>> Start STORED DATA
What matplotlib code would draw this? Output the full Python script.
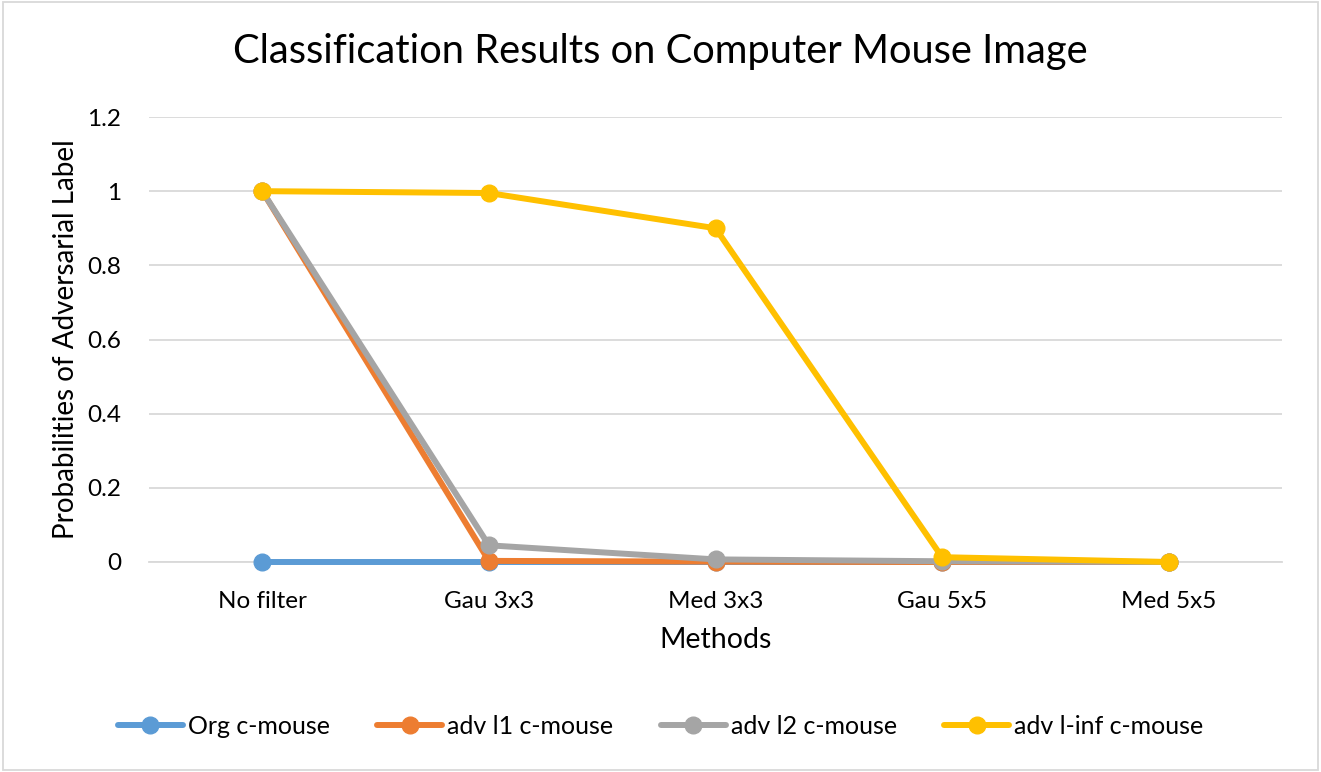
import matplotlib
matplotlib.use("Agg")
import matplotlib.pyplot as plt
import numpy as np

plt.rcParams['font.family'] = ['Lato', 'DejaVu Sans']

methods = ["No filter", "Gau 3x3", "Med 3x3", "Gau 5x5", "Med 5x5"]
org = [0, 0, 0, 0, 0]
adv_l1 = [1.0, 0.003, 0.001, 0.0, 0.0]
adv_l2 = [1.0, 0.045, 0.007, 0.002, 0.0]
adv_linf = [1.0, 0.995, 0.9, 0.013, 0.0]

series = [
    ("Org c-mouse", org, "#5B9BD5"),
    ("adv l1 c-mouse", adv_l1, "#ED7D31"),
    ("adv l2 c-mouse", adv_l2, "#A5A5A5"),
    ("adv l-inf c-mouse", adv_linf, "#FFC000"),
]

fig = plt.figure(figsize=(13.21, 7.72), dpi=100)
ax = fig.add_axes([149 / 1321, 1 - 562 / 772, (1282 - 149) / 1321, (562 - 117) / 772])

x = np.arange(len(methods))
for name, vals, col in series:
    ax.plot(x, vals, color=col, lw=4.3, marker='o', ms=12, label=name,
            solid_capstyle='round', clip_on=False, zorder=3)

ax.set_xlim(-0.5, len(methods) - 0.5)
ax.set_ylim(0, 1.2)
ax.set_yticks([0, 0.2, 0.4, 0.6, 0.8, 1, 1.2])
ax.set_yticklabels(["0", "0.2", "0.4", "0.6", "0.8", "1", "1.2"])
ax.set_xticks(x)
ax.set_xticklabels(methods)
ax.tick_params(axis='both', length=0, labelsize=17.5, colors='#000000')
ax.tick_params(axis='x', pad=21)
ax.tick_params(axis='y', pad=20)
ax.grid(axis='y', color='#D9D9D9', lw=1.3)
ax.set_axisbelow(True)
for s in ['top', 'right', 'left']:
    ax.spines[s].set_visible(False)
ax.spines['bottom'].set_color('#D9D9D9')
ax.spines['bottom'].set_linewidth(1.3)

ax.set_xlabel("Methods", fontsize=20.5, labelpad=11)
ax.set_ylabel("Probabilities of Adversarial Label", fontsize=20, labelpad=6)
fig.text(0.5, 1 - 52 / 772, "Classification Results on Computer Mouse Image",
         ha='center', va='center', fontsize=28.7)

fig.legend(loc='center', bbox_to_anchor=(0.5, 1 - 726 / 772), ncol=4, frameon=False,
           fontsize=18, handlelength=2.6, handletextpad=0.2, columnspacing=1.9)

border = plt.Rectangle((0.002, 0.003), 0.996, 0.994, transform=fig.transFigure,
                       fill=False, edgecolor='#D9D9D9', lw=1.3)
fig.patches.append(border)

fig.savefig("out.png", dpi=100)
>> End STORED DATA
WRITTEN EXERCISE:
Extract every line containing the string "matplotlib" from the material.

RESPONSE TO THIS TASK:
What matplotlib code would draw this? Output the full Python script.
import matplotlib
matplotlib.use("Agg")
import matplotlib.pyplot as plt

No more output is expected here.